Raquel de Queirós (1910-2003), numa de suas deliciosas 100 Crônicas Escolhidas, fala-nos de sua reação em face da carta de um editor português, que desejava publicar-lhe as obras. Raquel transcreve este expressivo trechinho da missiva do editor lusitano:
«... A necessidade que se impõe para uma edição portuguesa de autores brasileiros, de certas e inofensivas alterações, como sejam a deslocação de pronomes (em certos casos), harmonização da ortografia com as determinações do Acordo Luso-Brasileiro — que em Portugal é cumprido — e uma ou outra substituição de termos pouco usados em Portugal ou tenham sentido diferente daquele que o autor lhe que quis dar.»
Mas a atitude de Raquel de Queirós foi clara: «Pois a resposta que tenho a dar ao prezado editor português é a mesma que já lhe deu, tempos atrás, meu editor e meu amigo José Olímpio: Muito obrigada, mas assim, não.» E depois: «A primeira interrogação que nos ocorre diante de tal projeto de "alterações", é esta: será verdade, realmente, que o público português não entende a língua portuguêsa do Brasil, tal como a falamos? Não haverá, na ideia dessas alterações, mais uma questão de prestígio que de necessidade?»[*]
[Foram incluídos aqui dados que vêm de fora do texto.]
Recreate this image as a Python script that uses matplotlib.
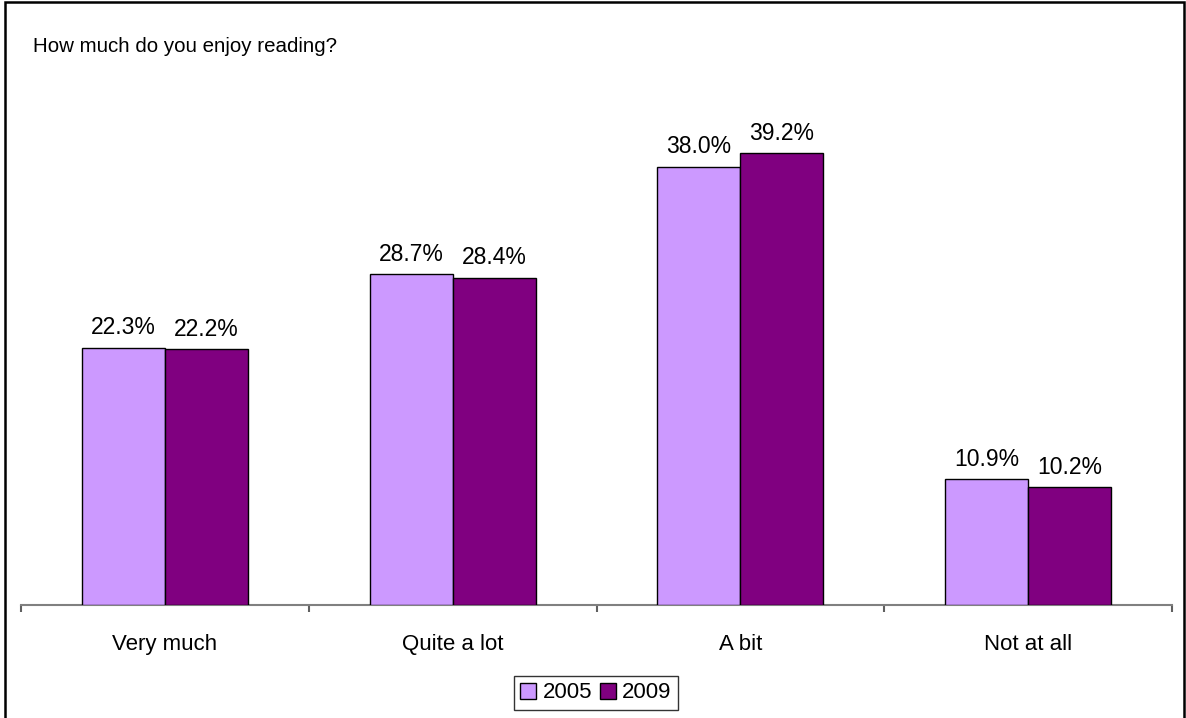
import matplotlib
matplotlib.use("Agg")
import matplotlib.pyplot as plt
from matplotlib.patches import Rectangle
import numpy as np

plt.rcParams['font.family'] = ['Liberation Sans', 'DejaVu Sans']

categories = ["Very much", "Quite a lot", "A bit", "Not at all"]
series_names = ["2005", "2009"]
values_2005 = [22.3, 28.7, 38.0, 10.9]
values_2009 = [22.2, 28.4, 39.2, 10.2]
colors = ["#CC99FF", "#800080"]

W, H = 1186, 718
fig = plt.figure(figsize=(W / 100, H / 100), dpi=100)

# axes placed in pixel units
ax_left, ax_right = 21, 1172
ax_bottom = 605
ymax = 45.0
px_per_unit = 257 / 22.3
ax_top = ax_bottom - ymax * px_per_unit
ax = fig.add_axes([ax_left / W, 1 - ax_bottom / H,
                   (ax_right - ax_left) / W, (ax_bottom - ax_top) / H])

x = np.arange(len(categories))
bw = 0.2885
for i, (vals, c) in enumerate(zip([values_2005, values_2009], colors)):
    pos = x + (i - 0.5) * bw
    ax.bar(pos, vals, width=bw, color=c, edgecolor="black", linewidth=1.0,
           label=series_names[i], zorder=3)
    for p, v in zip(pos, vals):
        ax.text(p, v + 0.75, f"{v:.1f}%", ha="center", va="bottom",
                fontsize=16.5, color="black")

ax.set_xlim(-0.5, len(categories) - 0.5)
ax.set_ylim(0, ymax)
for s in ["top", "right", "left"]:
    ax.spines[s].set_visible(False)
ax.spines["bottom"].set_color("#808080")
ax.spines["bottom"].set_linewidth(1.5)
ax.set_yticks([])
ax.set_xticks(np.arange(-0.5, len(categories), 1.0))
ax.set_xticklabels([])
ax.set_xticks(x, minor=True)
ax.set_xticklabels(categories, minor=True, fontsize=16)
ax.tick_params(axis="x", which="major", length=5, width=1.5, color="#606060",
               direction="out")
ax.tick_params(axis="x", which="minor", length=0, pad=21)

fig.text(33 / W, 1 - 47 / H, "How much do you enjoy reading?", fontsize=14.8,
         ha="left", va="center")

handles = [Rectangle((0, 0), 1, 1, facecolor=c, edgecolor="black", linewidth=1.0)
           for c in colors]
leg = fig.legend(handles, series_names, loc="center",
                 bbox_to_anchor=(596 / W, 1 - 693 / H), ncol=2, fontsize=16,
                 frameon=True, fancybox=False, edgecolor="black",
                 handlelength=0.7, handleheight=0.7, handletextpad=0.3,
                 columnspacing=0.35, borderpad=0.3, borderaxespad=0)
leg.get_frame().set_linewidth(1.0)

# outer frame
fig.patches.append(Rectangle((5 / W, -0.01), (1184 - 5) / W, 1 - 2 / H + 0.01,
                             transform=fig.transFigure, fill=False,
                             edgecolor="black", linewidth=1.8))

fig.savefig("out.png", dpi=100)
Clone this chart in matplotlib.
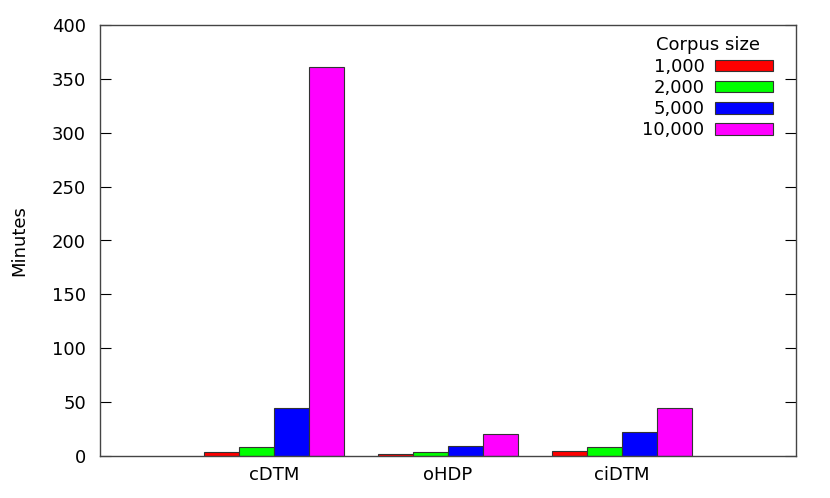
import matplotlib
matplotlib.use("Agg")
import matplotlib.pyplot as plt
import numpy as np

# data (minutes)
models = ["cDTM", "oHDP", "ciDTM"]
sizes = ["1,000", "2,000", "5,000", "10,000"]
minutes_1000 = [3.7, 1.6, 4.6]
minutes_2000 = [8.0, 3.7, 8.6]
minutes_5000 = [45.0, 9.6, 22.0]
minutes_10000 = [361.0, 20.4, 44.3]
colors = ["#ff0000", "#00ff00", "#0000ff", "#ff00ff"]

series = [minutes_1000, minutes_2000, minutes_5000, minutes_10000]

fig = plt.figure(figsize=(8.3, 4.98), dpi=100)
ax = fig.add_axes([100 / 830, 42 / 498, 696 / 830, 431 / 498])

x = np.arange(len(models))
w = 0.2
for i, vals in enumerate(series):
    ax.bar(x + (i - 1.5) * w, vals, width=w, color=colors[i], edgecolor="#333333",
           linewidth=0.8, label=sizes[i], zorder=2)

ax.set_xlim(-1, 3)
ax.set_ylim(0, 400)
ax.set_yticks(np.arange(0, 401, 50))
ax.set_xticks(x)
ax.set_xticklabels(models)
ax.set_ylabel("Minutes", fontsize=13, labelpad=17)

ax.tick_params(axis="y", direction="in", length=8, width=0.8, right=True, labelsize=13, pad=10)
ax.tick_params(axis="x", direction="in", length=0, labelsize=13, pad=7)
for s in ax.spines.values():
    s.set_color("#444444")
    s.set_linewidth(1.0)

leg = ax.legend(title="Corpus size", loc="upper right", frameon=False, markerfirst=False,
                fontsize=13, title_fontsize=13, handlelength=3.2, handleheight=0.6,
                labelspacing=0.18, handletextpad=0.6, borderaxespad=0.9,
                bbox_to_anchor=(1.001, 1.028))
for t in leg.get_texts():
    t.set_ha("right")

fig.savefig("out.png", dpi=100)
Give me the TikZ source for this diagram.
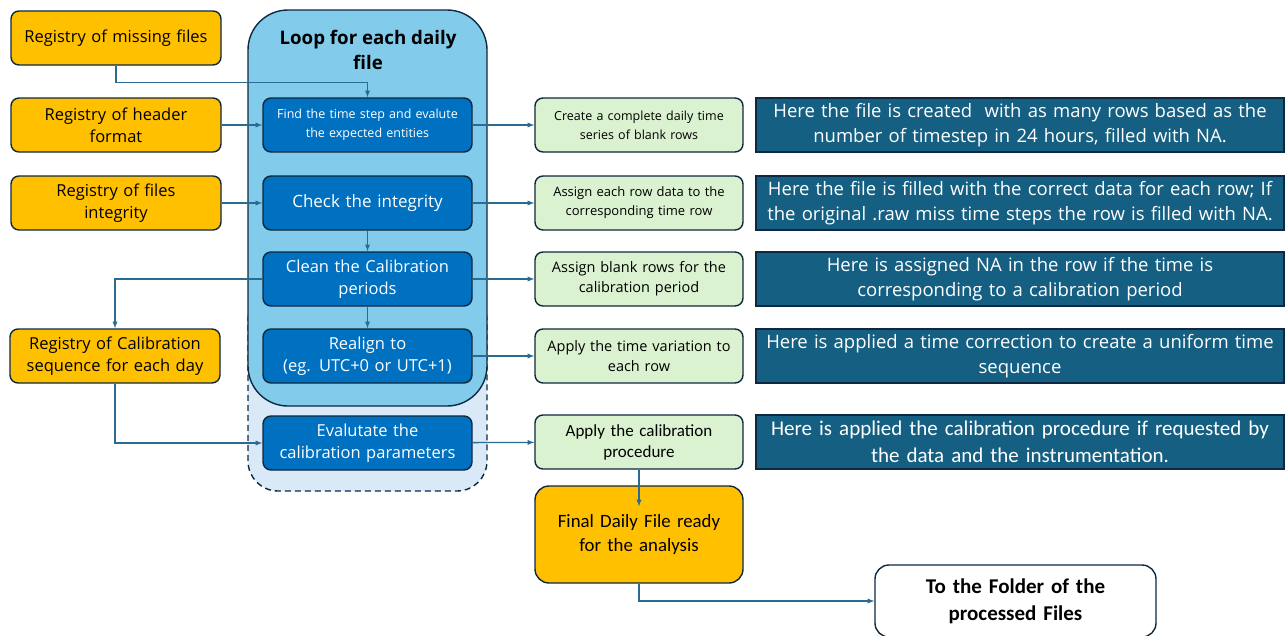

E, após uma série de oportunas considerações, vêm estas linhas, que se diriam escritas com pena de fogo e o coração à mostra:
«Meu caro amigo português, talvez essa ideia o irrite, mas a verdade é que, hoje, a sua língua é um patrimônio tanto nosso quanto seu. Sei que o trabalho de formá-la, assim bela e nobre, foi dos portugueses. Mas, também, já há quatrocentos anos que a amamos e a apuramos ao nosso modo. Nem tinha ela mais idade quando a usou Camões. Vocês no-la deram, como nos deram tudo o mais com que se fez o Brasil. E hoje ela faz parte essencial da nossa vida de povo, tal como faz parte da sua. Por nós tem sido enriquecida e fecundada. Se em Portugal acham que a maltratamos e a desfiguramos, é porque cada um tem a sua maneira de amar e, nessas questões, o que é ortodoxia para uns é heresia espantosa para outros. Não, não me venham dizer que em Portugal não entendem o que escrevemos. E, fosse esse o caso, bastaria a aposição de um glossário no fim de cada livro para resolver as dúvidas. Mas o que nos propõe é outra coisa: é correção, é conserto de pronomes, é a revisão do caçanje brasileiro que fere o bom ouvido peninsular. Acontece entretanto, meu caro amigo, que esse caçanje, que esses pronomes mal postos, que essa língua que lhes revolta o ouvido, é a nossa língua, é o nosso modo normal de expressão, é — ouso dizer — a nossa língua literária e artística. Já não temos outra e, voltar ao modelo inflexível da fala de Portugal, seria para nós, a esta altura, uma contrafação impossível e ridícula » [Trecho extraído das páginas 11 e 12 do interessantíssimo livro O modernismo brasileiro e a língua portuguesa (1966), de Luiz Carlos Lessa].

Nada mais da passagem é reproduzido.